— RAW DATA —
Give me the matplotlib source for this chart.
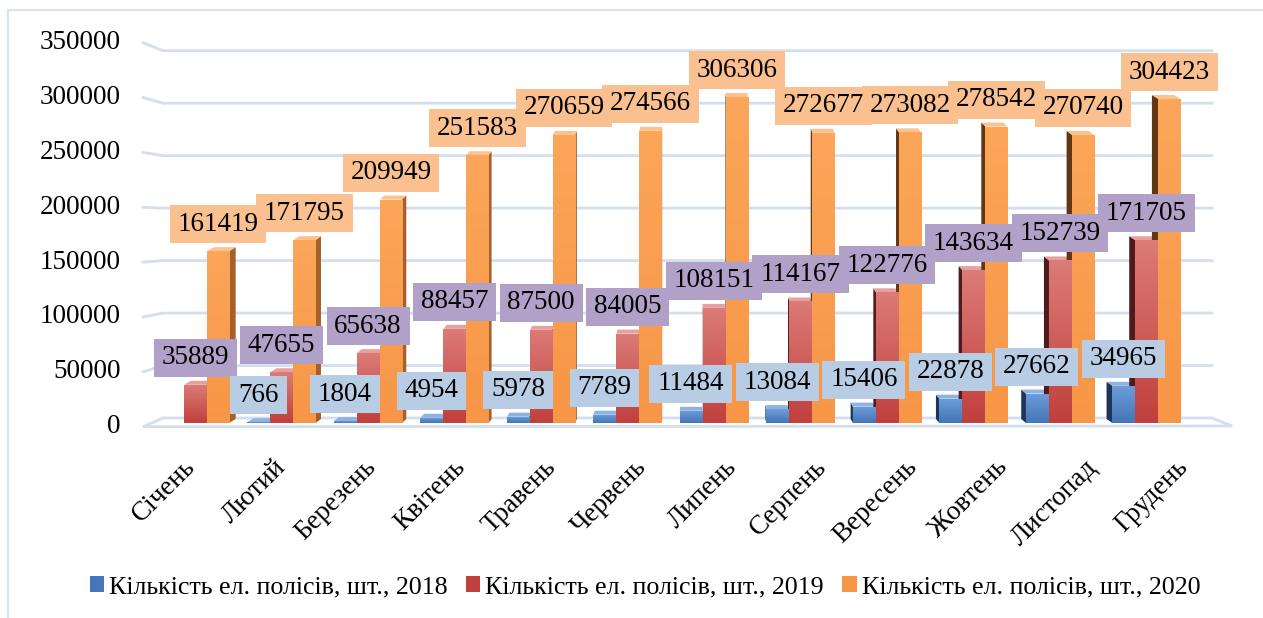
import numpy as np
import matplotlib
matplotlib.use("Agg")
import matplotlib.pyplot as plt
from matplotlib.patches import Rectangle, Polygon, Patch

plt.rcParams['font.family'] = ['Liberation Serif', 'DejaVu Serif']

# monthly counts of electronic policies
months = ['Січень', 'Лютий', 'Березень', 'Квітень', 'Травень', 'Червень',
          'Липень', 'Серпень', 'Вересень', 'Жовтень', 'Листопад', 'Грудень']
polis_2018 = [None, 766, 1804, 4954, 5978, 7789, 11484, 13084, 15406, 22878, 27662, 34965]
polis_2019 = [35889, 47655, 65638, 88457, 87500, 84005, 108151, 114167, 122776, 143634, 152739, 171705]
polis_2020 = [161419, 171795, 209949, 251583, 270659, 274566, 306306, 272677, 273082, 278542, 270740, 304423]
series_names = ['Кількість ел. полісів, шт., 2018',
                'Кількість ел. полісів, шт., 2019',
                'Кількість ел. полісів, шт., 2020']
y_ticks = [0, 50000, 100000, 150000, 200000, 250000, 300000, 350000]

W, H = 1263, 618
fig = plt.figure(figsize=(W / 100, H / 100), dpi=100)
ax = fig.add_axes([163 / W, 195 / H, 1047 / W, 372.5 / H])
ax.axis('off')
YMAX = 350000
PX = 1 / 86.5          # data x per pixel
PY = YMAX / 372.5      # data y per pixel

def px_x(p):
    return (p - 195) * PX

def px_y(p):
    return (423 - p) * PY

grid_c = '#D3DEEE'

# back wall gridlines with the little perspective bend on the left
for v in y_ticks:
    yb = 418 - v * 367.3 / YMAX
    yl = yb + 8.7 - 16.7 * v / YMAX
    if v > 0:
        ax.plot([px_x(143), px_x(163), px_x(1212)], [px_y(yl), px_y(yb), px_y(yb)],
                color=grid_c, lw=2, clip_on=False, zorder=1)
    ax.annotate(f'{v}', xy=(px_x(143), px_y(yl)), xytext=(-16, 0),
                textcoords='offset points', ha='right', va='center',
                fontsize=19.5, annotation_clip=False)

# floor
floor = Polygon([(px_x(163), px_y(418)), (px_x(1212), px_y(418)),
                 (px_x(1232), px_y(426)), (px_x(143), px_y(426.7))],
                closed=True, fc='white', ec=grid_c, lw=2, clip_on=False, zorder=1)
ax.add_patch(floor)

front_cols = [('#6E9DDA', '#4675B8'), ('#DC7B77', '#C0403D'), ('#FBA659', '#F79646')]
side_right = ['#2F5788', '#8E3331', '#A5602B']
side_left = ['#1C3558', '#4E1A1A', '#613614']
top_cols = ['#8DB3E2', '#E6A09D', '#FCC18C']
box_cols = ['#B8CCE4', '#B1A0C7', '#FAC090']
offsets = [-0.266, 0.0, 0.266]
bw = 0.255

def grad(c_top, c_bot, n=64):
    t = np.linspace(0, 1, n)[:, None]
    a = np.array(matplotlib.colors.to_rgb(c_top))
    b = np.array(matplotlib.colors.to_rgb(c_bot))
    return (a * (1 - t) + b * t)[:, None, :]

for s, data in enumerate([polis_2018, polis_2019, polis_2020]):
    img = grad(*front_cols[s])
    for i, v in enumerate(data):
        if v is None:
            continue
        xc = i + offsets[s]
        x0, x1 = xc - bw / 2, xc + bw / 2
        d = 1.2 * abs(5.8 - xc) * PX
        dy = 4 * PY
        if xc < 5.8:
            side = [(x1, 0), (x1, v), (x1 + d, v + dy), (x1 + d, dy)]
            top = [(x0, v), (x1, v), (x1 + d, v + dy), (x0 + d, v + dy)]
            sc = side_right[s]
        else:
            side = [(x0, 0), (x0, v), (x0 - d, v + dy), (x0 - d, dy)]
            top = [(x0, v), (x1, v), (x1 - d, v + dy), (x0 - d, v + dy)]
            sc = side_left[s]
        ax.add_patch(Polygon(side, closed=True, fc=sc, ec='none', zorder=2))
        ax.add_patch(Polygon(top, closed=True, fc=top_cols[s], ec='none', zorder=2))
        rect = Rectangle((x0, 0), bw, v, fc='none', ec='none', zorder=3)
        ax.add_patch(rect)
        im = ax.imshow(img, extent=[x0, x1, 0, v], aspect='auto', zorder=3,
                       interpolation='bilinear')
        im.set_clip_path(rect)

# value labels: boxes first, all texts above all boxes
for s, data in enumerate([polis_2020, polis_2019, polis_2018]):
    k = 2 - s
    for i, v in enumerate(data):
        if v is None:
            continue
        xc = i + offsets[k]
        yc = v + 27 * PY
        bwid = (13.4 * len(str(v)) + 16) * PX
        bhgt = 38 * PY
        ax.add_patch(Rectangle((xc - bwid / 2, yc - bhgt / 2), bwid, bhgt,
                               fc=box_cols[k], ec='none', zorder=5 + s, clip_on=False))
        ax.text(xc, yc, f'{v}', ha='center', va='center', fontsize=19.5,
                zorder=10, clip_on=False)

# month names
for i, m in enumerate(months):
    ax.annotate(m, xy=(-0.058 + 1.043 * i, 0), xytext=(1, -29),
                textcoords='offset points', ha='right', va='center',
                rotation=45, rotation_mode='anchor', fontsize=19.5,
                annotation_clip=False)

ax.set_xlim(px_x(163), px_x(1210))
ax.set_ylim(0, YMAX)

handles = [Patch(fc=front_cols[s][1], ec='none', label=series_names[s]) for s in range(3)]
fig.legend(handles=handles, loc='center', bbox_to_anchor=(645 / W, 1 - 587 / H),
           ncol=3, frameon=False, fontsize=18.7, handlelength=0.55, handleheight=0.6,
           handletextpad=0.2, columnspacing=0.7, borderpad=0)

fig.patches.append(Rectangle((8 / W, -0.1), 1.2, 1.1 - 10 / H, transform=fig.transFigure,
                             fc='none', ec='#D9E2F0', lw=1.5))

fig.savefig('out.png', dpi=100)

— WORK INSTRUCTIONS —
Copy nothing but the lines from the top of the material through the line holding "plt.rcParams['font.family'] = ['Liberation", exactly as written; omit pictures.

— EXERCISE OUTPUT —
Give me the matplotlib source for this chart.
import numpy as np
import matplotlib
matplotlib.use("Agg")
import matplotlib.pyplot as plt
from matplotlib.patches import Rectangle, Polygon, Patch

plt.rcParams['font.family'] = ['Liberation Serif', 'DejaVu Serif']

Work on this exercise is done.